Cecily's Fund
- Company type: Charitable organization
- Founded: 1998
- Headquarters: Witney, Oxfordshire, UK
- Revenue: 401,151 pound sterling (2019)
- Website: www.cecilysfund.org

= Cecily's Fund =

Cecily's Fund is a UK-based charity that enables impoverished children to go to school in Zambia, with a particular focus on those orphaned or made vulnerable by AIDS.

The charity is registered at the Charity Commission for England and Wales as The Cecily Eastwood Zambian Aids Orphans Appeal. The charity also operates in America as a 501(c)(3) non-profit organization called "American Friends of Cecily’s Fund."

==Founding==
Cecily's Fund was established in September 1998 in memory of Cecily Eastwood, who died in a road accident whilst working with AIDS orphans in Zambia. The charity's logo is based on the signature from Cecily's letters to her family.

The charity was created by her parents as a necessity, in order to fill the gap in education funding for children in Zambia who could not afford to attend school.

==Programmes and influence==
As of November 2009, working in partnership with local non-governmental organisations, Bwafano, and CHEP (Copperbelt Health Education Project) the charity enabled over 9,500 children to go to primary and secondary schools by paying their tuition fees and purchasing supplies like uniforms and books. In June 2010 it was recorded that 11,000 people are being funded or have graduated as a result of Cecily's Fund, with the charity having an annual turnover of £400,000.
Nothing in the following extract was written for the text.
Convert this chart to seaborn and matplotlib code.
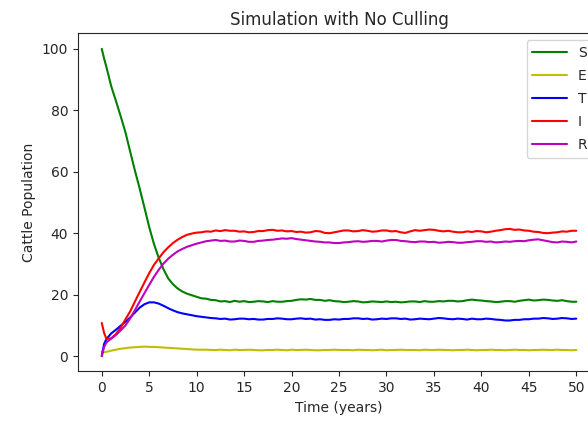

It also funds a Peer Health Education Programme, run by CHEP, that educates young children about how to prevent the spread of HIV, and funds Hodi to run a Teacher Training Programme that sends school graduates to local teacher training institutions. As of March 2010, the charity annually funds 36 people to train as teachers, and 50 to work as peer health educators.

==Awards==
The charity has twice won Online Charity Accounts awards for online transparency from the Institute of Chartered Accountants in England & Wales and the Charities Aid Foundation. In 2009 it won first prize in the category "charities with income between £100,000 and £499,999" for its 2007/08 annual report and accounts, and in 2008 it won second prize in the same category for its 2006/07 annual report and accounts.